Porsche first announced this new self-parking technology earlier this year, and it will begin to roll out across Europe in the next few months with further market availability after. They’re billing this Remote Park Assist tech as a boon for city dwellers and suburbanites alike, as you can reverse into a parking spot that is super tight without being in your Porsche. This makes it easier to get out of the Porsche while the doors are clear and then reverse your Cayenne into the space where it would have been more difficult to extricate yourself.

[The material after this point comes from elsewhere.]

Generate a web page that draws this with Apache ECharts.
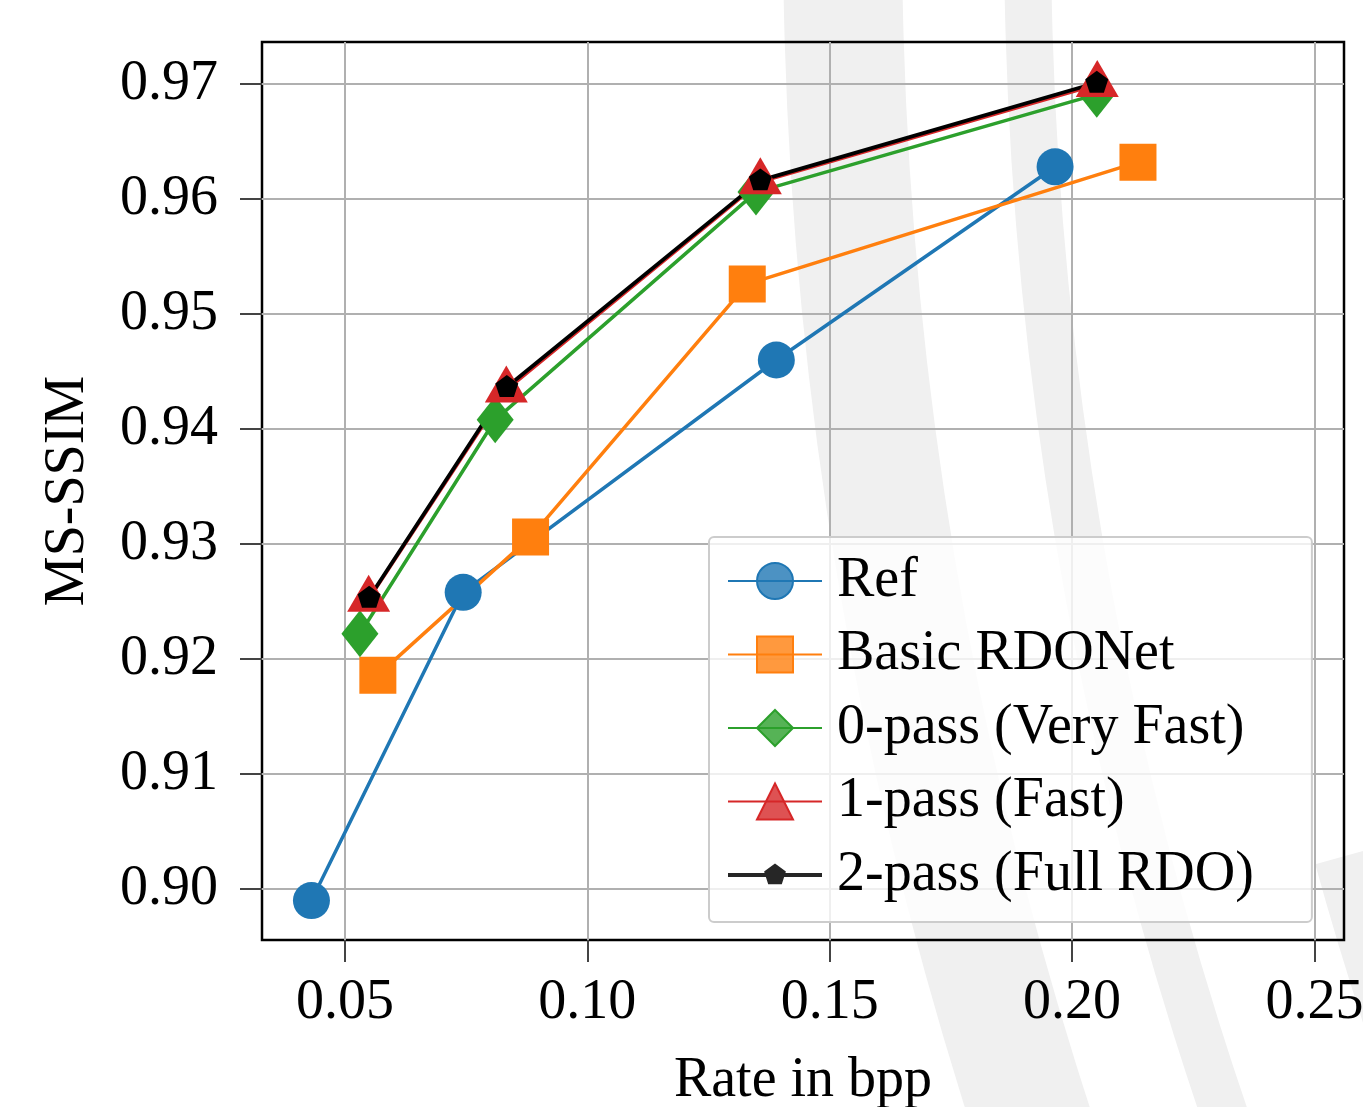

The Cayenne will even help you find your parking space, as the technology suite includes a feature that detects and highlights parking spots that the Porsche SUV will fit in without issue. The system works with spots on both sides of the street, and includes parallel and right angle parking. Once you’ve found a suitable parking space, you can hop out of the vehicle and control the action from your smart phone’s touch screen. Just press and hold the OK button until the Cayenne has finished its parking actions.

Porsche has added this technology thanks to a highly complex system of electronic aids that completely take the driver out of the equation. According to Porsche’s press release on the matter, four extra high-tech processors coordinate the parking job out to twenty more control units. Four cameras on the Porsche help produce a 360-degree view of the Cayenne in real time, and the computer uses an additional twelve ultrasonic sensors. The system, as Porsche explains it, builds an impact-buffering cocoon around the SUV to optimize caution, precision, and safety. If the system detects a pedestrian, a high curb, or a parking bollard near the vehicle, it will intervene and stop the parking process, or make automatic adjustments as necessary. Of course, the parking process can be paused by remote control of the user at any time.

Are We Users or Drivers?

Herein lies the crux of the problem, Porsche has begun thinking of customers as « users » instead of « drivers ». Right now these self-driving features are focused on convenience and sparing you, the owner of the Cayenne, a few extra seconds and perhaps a little discomfort. « Where is the harm in that?, » you might say. How much longer will we retain control of our own Porsches? The company has come out against full autonomy in the past, but seems to continually re-adjust their stance on the matter, gradually moving toward the idea. How long will it be before Porsche introduces autonomous driving technology for highway and city surface streets? Will they bill it as an autonomous way to get to your favorite driving roads or race track? If that happens, will the driver ever have full control of their Porsche again? What are your thoughts on an autonomous Porsche?